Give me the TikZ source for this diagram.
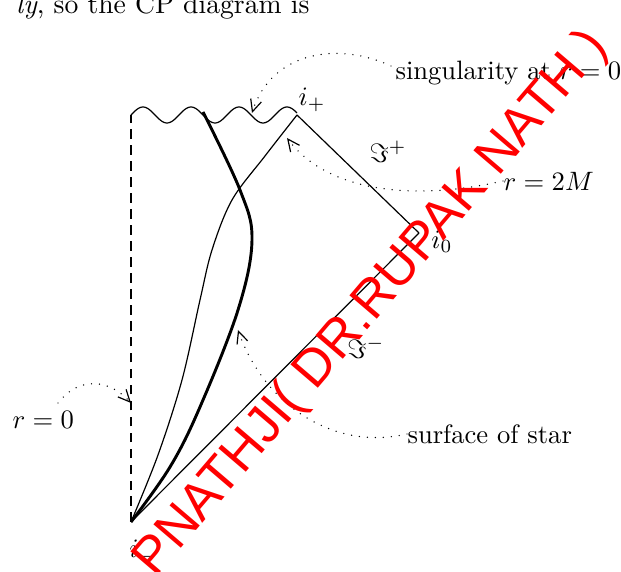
\documentclass[tikz,border=0pt]{standalone}
\usepackage{fontspec}
\newfontfamily\wmfont{Liberation Sans}
\usetikzlibrary{arrows.meta}
\begin{document}
\begin{tikzpicture}[x=0.376pt,y=-0.376pt,
  thinline/.style={line width=0.45pt},
  thickline/.style={line width=1.1pt},
  axisline/.style={line width=0.5pt, dash pattern=on 3.6pt off 2.4pt},
  pointer/.style={line width=0.55pt, line cap=round, dash pattern=on 0pt off 3pt,
     -{Straight Barb[length=4.5pt,width=4.2pt,line width=0.45pt]}},
  lbl/.style={inner sep=0pt, font=\fontsize{10}{12}\selectfont},
  wmark/.style={text=red, font=\wmfont\fontsize{19.7}{24}\selectfont, rotate=49.5, inner sep=0pt}]
\useasboundingbox (0,0) rectangle (621,572);

% page text fragment
\node[anchor=base east, inner sep=0pt, font=\fontsize{10.4}{12}\selectfont] (pagetext) at (310,14) {\textit{ly}, so the CP diagram is};

% key points
\coordinate (im) at (131,522);
\coordinate (ip) at (297,115);
\coordinate (io) at (419,233);
\coordinate (axtop) at (131,115);

% r = 0 axis
\draw[axisline] (im) -- (axtop);

% singularity (wavy)
\draw[thinline, domain=0:166, samples=120, smooth] plot ({131+\x}, {115 - 8*sin(7.5*\x)});

% null boundaries
\draw[thinline] (ip) -- (io);
\draw[thinline] (im) -- (io);

% horizon r = 2M
\draw[thinline] plot[smooth, tension=0.55] coordinates {(131,522) (158,455) (182,380) (200,300) (212,250) (232,200) (265,156) (297,115)};

% surface of star
\draw[thickline] plot[smooth, tension=0.6] coordinates {(131,522) (170,467) (200,407) (238,310) (252,240) (240,190) (203,112)};

% labels
\node[lbl] (lip) at (312,100) {$i_+$};
\node[lbl] (lio) at (442,242) {$i_0$};
\node[lbl] (lim) at (143,552) {$i_-$};
\node[lbl] (scrp) at (388,152) {$\Im^+$};
\node[lbl] (scrm) at (366,348) {$\Im^-$};
\node[lbl, anchor=west] (sing) at (395,73) {singularity at $r=0$};
\node[lbl, anchor=west] (rtwo) at (503,181) {$r=2M$};
\node[lbl, anchor=west] (rzero) at (12,420) {$r=0$};
\node[lbl, anchor=west] (surf) at (407,434) {surface of star};

% pointer targets
\coordinate (tsing) at (252,113);
\coordinate (ssing) at (391,66);
\coordinate (ttwo) at (287,138);
\coordinate (tsurf) at (238,330);
\coordinate (tzero) at (131,403);
\coordinate (szero) at (58,403);

\draw[pointer] (ssing) .. controls (340,42) and (272,50) .. (tsing);
\draw[pointer] (rtwo.west) .. controls (420,200) and (330,195) .. (ttwo);
\draw[pointer] (surf.west) .. controls (330,452) and (262,400) .. (tsurf);
\draw[pointer] (szero) .. controls (80,375) and (110,380) .. (tzero);

% watermark
\node[wmark] (wm) at (372,304) {PNATHJI( DR.RUPAK NATH )};
\end{tikzpicture}
\end{document}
+ + + + + + +
▶ **Given problem**
Up to and including the line containing "plot[smooth, tension=0.6] coordinates", repeat every line from the start of the data, but none of the pictures.

▶ **Solution to this exercise**
Give me the TikZ source for this diagram.
\documentclass[tikz,border=0pt]{standalone}
\usepackage{fontspec}
\newfontfamily\wmfont{Liberation Sans}
\usetikzlibrary{arrows.meta}
\begin{document}
\begin{tikzpicture}[x=0.376pt,y=-0.376pt,
  thinline/.style={line width=0.45pt},
  thickline/.style={line width=1.1pt},
  axisline/.style={line width=0.5pt, dash pattern=on 3.6pt off 2.4pt},
  pointer/.style={line width=0.55pt, line cap=round, dash pattern=on 0pt off 3pt,
     -{Straight Barb[length=4.5pt,width=4.2pt,line width=0.45pt]}},
  lbl/.style={inner sep=0pt, font=\fontsize{10}{12}\selectfont},
  wmark/.style={text=red, font=\wmfont\fontsize{19.7}{24}\selectfont, rotate=49.5, inner sep=0pt}]
\useasboundingbox (0,0) rectangle (621,572);

% page text fragment
\node[anchor=base east, inner sep=0pt, font=\fontsize{10.4}{12}\selectfont] (pagetext) at (310,14) {\textit{ly}, so the CP diagram is};

% key points
\coordinate (im) at (131,522);
\coordinate (ip) at (297,115);
\coordinate (io) at (419,233);
\coordinate (axtop) at (131,115);

% r = 0 axis
\draw[axisline] (im) -- (axtop);

% singularity (wavy)
\draw[thinline, domain=0:166, samples=120, smooth] plot ({131+\x}, {115 - 8*sin(7.5*\x)});

% null boundaries
\draw[thinline] (ip) -- (io);
\draw[thinline] (im) -- (io);

% horizon r = 2M
\draw[thinline] plot[smooth, tension=0.55] coordinates {(131,522) (158,455) (182,380) (200,300) (212,250) (232,200) (265,156) (297,115)};

% surface of star
\draw[thickline] plot[smooth, tension=0.6] coordinates {(131,522) (170,467) (200,407) (238,310) (252,240) (240,190) (203,112)};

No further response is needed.